[Items listed in a dataset]

>> begin

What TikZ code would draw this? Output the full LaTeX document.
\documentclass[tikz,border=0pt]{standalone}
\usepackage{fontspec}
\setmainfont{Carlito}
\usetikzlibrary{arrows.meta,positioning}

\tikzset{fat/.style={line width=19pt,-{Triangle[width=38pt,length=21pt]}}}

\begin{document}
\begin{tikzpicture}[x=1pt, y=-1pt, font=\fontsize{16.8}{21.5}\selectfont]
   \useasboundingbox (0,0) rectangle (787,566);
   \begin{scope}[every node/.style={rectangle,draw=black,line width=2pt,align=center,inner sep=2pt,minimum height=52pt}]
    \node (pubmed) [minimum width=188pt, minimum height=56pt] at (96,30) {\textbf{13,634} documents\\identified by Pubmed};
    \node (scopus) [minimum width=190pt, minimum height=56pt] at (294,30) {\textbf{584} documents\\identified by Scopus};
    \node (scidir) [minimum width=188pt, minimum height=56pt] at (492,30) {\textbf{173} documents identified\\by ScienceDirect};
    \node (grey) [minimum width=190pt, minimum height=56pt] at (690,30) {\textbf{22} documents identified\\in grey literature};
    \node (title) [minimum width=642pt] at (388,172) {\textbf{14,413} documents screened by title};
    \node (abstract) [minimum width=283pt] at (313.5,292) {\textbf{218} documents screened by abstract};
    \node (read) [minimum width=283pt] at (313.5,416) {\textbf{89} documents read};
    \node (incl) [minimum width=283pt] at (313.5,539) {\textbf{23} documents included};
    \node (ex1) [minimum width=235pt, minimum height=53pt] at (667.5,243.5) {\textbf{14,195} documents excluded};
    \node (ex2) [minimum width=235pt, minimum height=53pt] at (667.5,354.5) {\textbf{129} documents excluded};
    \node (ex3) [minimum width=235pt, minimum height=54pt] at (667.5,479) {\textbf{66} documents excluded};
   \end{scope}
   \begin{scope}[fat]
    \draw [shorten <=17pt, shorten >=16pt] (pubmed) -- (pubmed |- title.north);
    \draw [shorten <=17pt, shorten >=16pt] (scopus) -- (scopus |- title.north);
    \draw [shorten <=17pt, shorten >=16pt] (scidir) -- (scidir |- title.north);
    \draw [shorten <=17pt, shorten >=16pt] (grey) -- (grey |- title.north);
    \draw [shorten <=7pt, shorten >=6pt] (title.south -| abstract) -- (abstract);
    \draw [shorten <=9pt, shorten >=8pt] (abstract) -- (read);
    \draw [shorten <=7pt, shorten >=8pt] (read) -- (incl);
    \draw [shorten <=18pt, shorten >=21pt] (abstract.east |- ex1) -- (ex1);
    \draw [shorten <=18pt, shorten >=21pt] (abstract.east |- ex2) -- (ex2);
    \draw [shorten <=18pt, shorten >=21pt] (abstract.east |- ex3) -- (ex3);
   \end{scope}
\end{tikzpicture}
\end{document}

>> end
>> begin

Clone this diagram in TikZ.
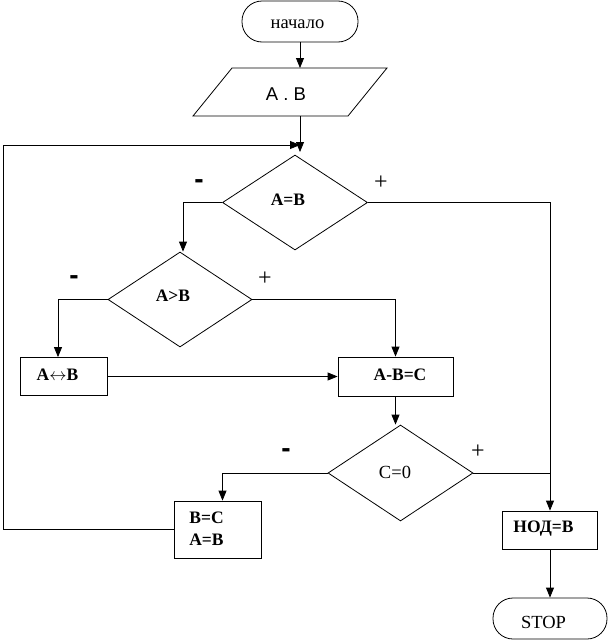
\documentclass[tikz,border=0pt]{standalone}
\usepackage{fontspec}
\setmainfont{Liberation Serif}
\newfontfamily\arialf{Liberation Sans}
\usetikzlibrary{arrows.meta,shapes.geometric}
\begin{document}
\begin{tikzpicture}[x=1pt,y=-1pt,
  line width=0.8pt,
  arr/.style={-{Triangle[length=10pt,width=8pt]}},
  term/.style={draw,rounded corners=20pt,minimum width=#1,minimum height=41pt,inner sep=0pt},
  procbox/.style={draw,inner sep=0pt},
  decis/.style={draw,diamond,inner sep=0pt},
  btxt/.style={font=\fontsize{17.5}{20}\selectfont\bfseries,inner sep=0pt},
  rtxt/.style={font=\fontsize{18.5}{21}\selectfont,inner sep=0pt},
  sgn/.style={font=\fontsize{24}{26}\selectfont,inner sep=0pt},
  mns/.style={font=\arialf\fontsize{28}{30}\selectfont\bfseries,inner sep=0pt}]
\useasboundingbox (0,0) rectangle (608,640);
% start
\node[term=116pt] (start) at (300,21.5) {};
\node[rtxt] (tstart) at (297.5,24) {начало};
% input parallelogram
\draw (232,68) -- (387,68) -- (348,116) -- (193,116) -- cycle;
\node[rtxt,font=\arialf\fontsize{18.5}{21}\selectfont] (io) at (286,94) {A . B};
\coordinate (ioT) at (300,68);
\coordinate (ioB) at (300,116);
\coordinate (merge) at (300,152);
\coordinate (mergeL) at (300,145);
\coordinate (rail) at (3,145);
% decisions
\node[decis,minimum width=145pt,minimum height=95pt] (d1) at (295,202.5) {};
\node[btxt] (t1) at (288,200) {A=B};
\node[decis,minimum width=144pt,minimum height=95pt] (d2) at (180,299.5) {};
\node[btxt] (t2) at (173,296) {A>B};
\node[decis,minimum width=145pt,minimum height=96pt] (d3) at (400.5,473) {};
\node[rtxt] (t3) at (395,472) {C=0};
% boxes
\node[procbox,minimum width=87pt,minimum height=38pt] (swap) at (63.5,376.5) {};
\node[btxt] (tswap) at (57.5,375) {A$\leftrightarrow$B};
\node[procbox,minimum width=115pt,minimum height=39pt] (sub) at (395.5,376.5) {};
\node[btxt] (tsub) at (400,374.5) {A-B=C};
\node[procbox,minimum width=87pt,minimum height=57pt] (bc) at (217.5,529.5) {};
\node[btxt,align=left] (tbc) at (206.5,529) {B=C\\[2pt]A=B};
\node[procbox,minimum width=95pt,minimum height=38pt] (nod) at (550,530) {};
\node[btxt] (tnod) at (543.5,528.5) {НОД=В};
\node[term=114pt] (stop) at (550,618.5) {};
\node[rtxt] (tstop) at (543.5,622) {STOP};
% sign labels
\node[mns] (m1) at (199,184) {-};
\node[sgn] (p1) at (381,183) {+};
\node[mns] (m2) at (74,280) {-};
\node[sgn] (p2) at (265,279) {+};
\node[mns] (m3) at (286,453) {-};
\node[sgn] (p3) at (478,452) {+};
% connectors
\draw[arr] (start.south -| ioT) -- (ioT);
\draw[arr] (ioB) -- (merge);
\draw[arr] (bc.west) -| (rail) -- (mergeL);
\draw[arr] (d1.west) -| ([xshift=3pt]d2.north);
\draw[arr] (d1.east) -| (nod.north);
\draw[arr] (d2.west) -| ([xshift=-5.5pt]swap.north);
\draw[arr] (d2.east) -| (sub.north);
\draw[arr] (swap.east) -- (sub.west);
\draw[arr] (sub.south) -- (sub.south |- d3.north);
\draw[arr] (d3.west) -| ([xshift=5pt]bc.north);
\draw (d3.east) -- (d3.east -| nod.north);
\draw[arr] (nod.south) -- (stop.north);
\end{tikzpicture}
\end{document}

>> end
>> begin

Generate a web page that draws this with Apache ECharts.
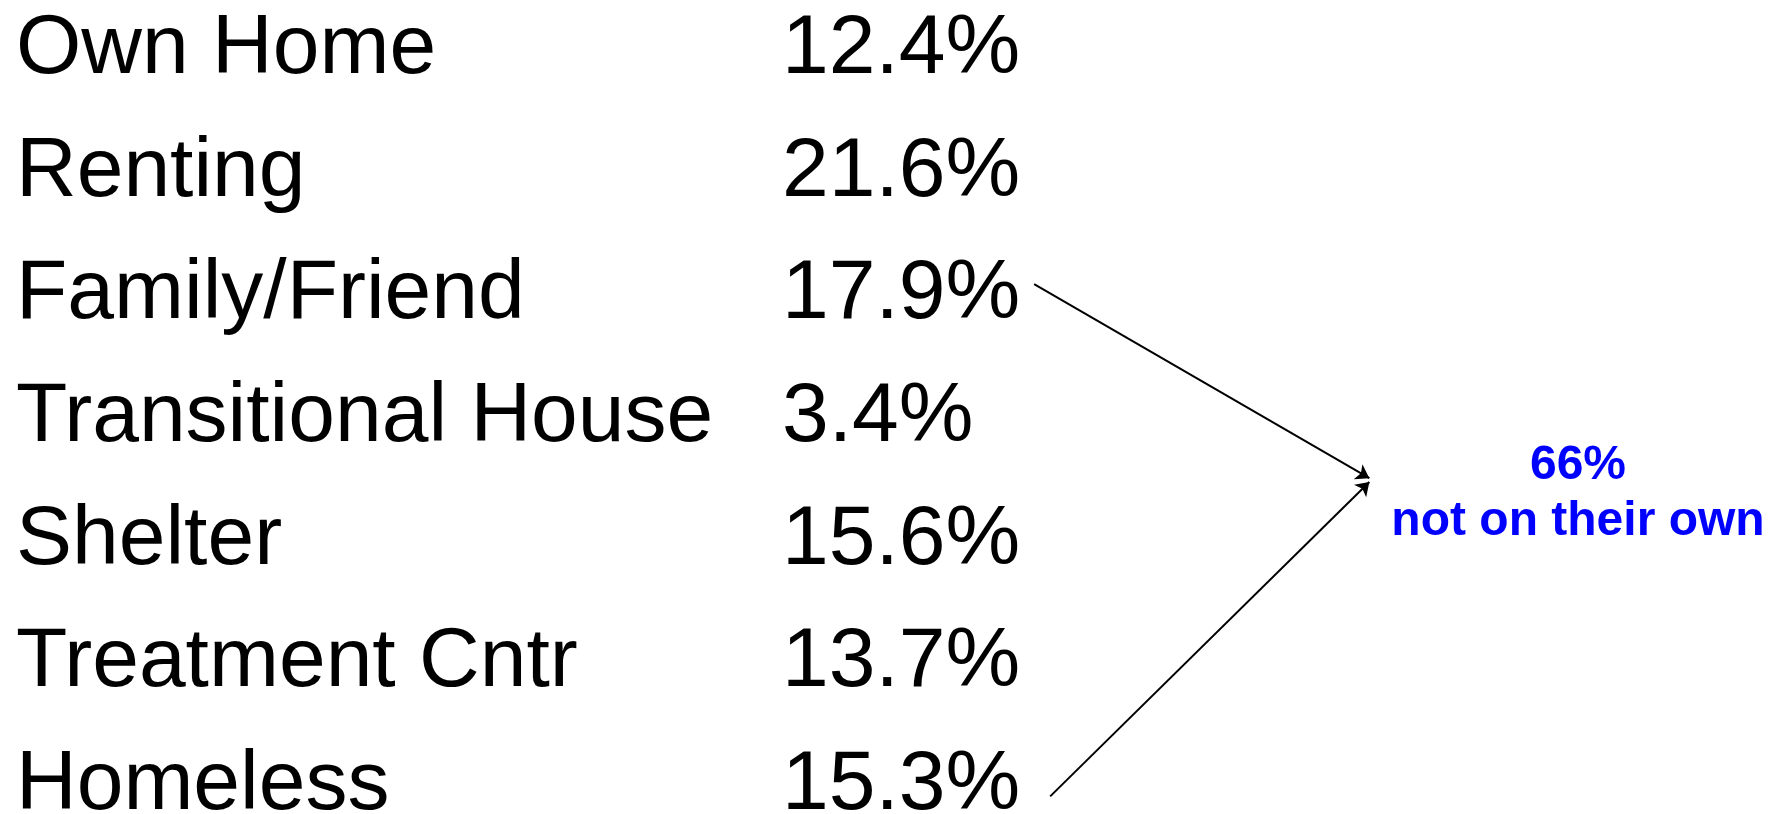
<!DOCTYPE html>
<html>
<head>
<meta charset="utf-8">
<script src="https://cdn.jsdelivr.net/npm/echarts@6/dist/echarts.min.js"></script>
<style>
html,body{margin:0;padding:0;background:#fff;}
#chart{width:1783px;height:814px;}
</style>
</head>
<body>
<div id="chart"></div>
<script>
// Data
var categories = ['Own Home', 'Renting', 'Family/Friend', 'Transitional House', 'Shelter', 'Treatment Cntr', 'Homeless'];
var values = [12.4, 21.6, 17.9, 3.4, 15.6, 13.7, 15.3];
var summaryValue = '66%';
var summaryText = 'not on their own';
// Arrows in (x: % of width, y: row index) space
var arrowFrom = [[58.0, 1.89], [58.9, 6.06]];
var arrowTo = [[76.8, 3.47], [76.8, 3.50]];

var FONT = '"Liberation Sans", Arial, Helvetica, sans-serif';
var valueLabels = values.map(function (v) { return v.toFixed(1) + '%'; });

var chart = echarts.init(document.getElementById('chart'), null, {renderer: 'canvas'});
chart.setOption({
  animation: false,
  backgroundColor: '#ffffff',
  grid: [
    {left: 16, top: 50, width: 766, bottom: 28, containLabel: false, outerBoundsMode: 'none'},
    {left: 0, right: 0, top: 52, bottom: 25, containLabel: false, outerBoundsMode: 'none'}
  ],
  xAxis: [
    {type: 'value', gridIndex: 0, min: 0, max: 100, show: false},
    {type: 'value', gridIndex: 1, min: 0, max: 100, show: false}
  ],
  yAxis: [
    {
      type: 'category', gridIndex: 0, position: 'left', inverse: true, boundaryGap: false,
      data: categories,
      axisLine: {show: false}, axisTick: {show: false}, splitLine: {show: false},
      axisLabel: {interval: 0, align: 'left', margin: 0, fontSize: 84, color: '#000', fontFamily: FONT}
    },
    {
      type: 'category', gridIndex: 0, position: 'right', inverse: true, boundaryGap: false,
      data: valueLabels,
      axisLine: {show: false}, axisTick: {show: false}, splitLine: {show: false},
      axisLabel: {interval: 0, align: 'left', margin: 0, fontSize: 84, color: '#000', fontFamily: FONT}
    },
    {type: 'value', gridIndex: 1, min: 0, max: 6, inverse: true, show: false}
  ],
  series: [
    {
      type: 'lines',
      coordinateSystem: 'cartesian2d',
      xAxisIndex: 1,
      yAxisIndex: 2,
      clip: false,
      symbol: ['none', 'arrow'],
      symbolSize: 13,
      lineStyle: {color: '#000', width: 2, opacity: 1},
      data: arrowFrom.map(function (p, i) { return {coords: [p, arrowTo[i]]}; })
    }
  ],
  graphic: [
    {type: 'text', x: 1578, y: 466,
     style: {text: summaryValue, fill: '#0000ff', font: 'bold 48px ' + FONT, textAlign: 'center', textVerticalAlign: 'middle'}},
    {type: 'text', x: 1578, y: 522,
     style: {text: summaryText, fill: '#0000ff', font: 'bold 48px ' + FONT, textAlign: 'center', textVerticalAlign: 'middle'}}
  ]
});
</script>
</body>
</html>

>> end

Copy out every line of the listing that contains the string "this".

What TikZ code would draw this? Output the full LaTeX document.
Clone this diagram in TikZ.
Generate a web page that draws this with Apache ECharts.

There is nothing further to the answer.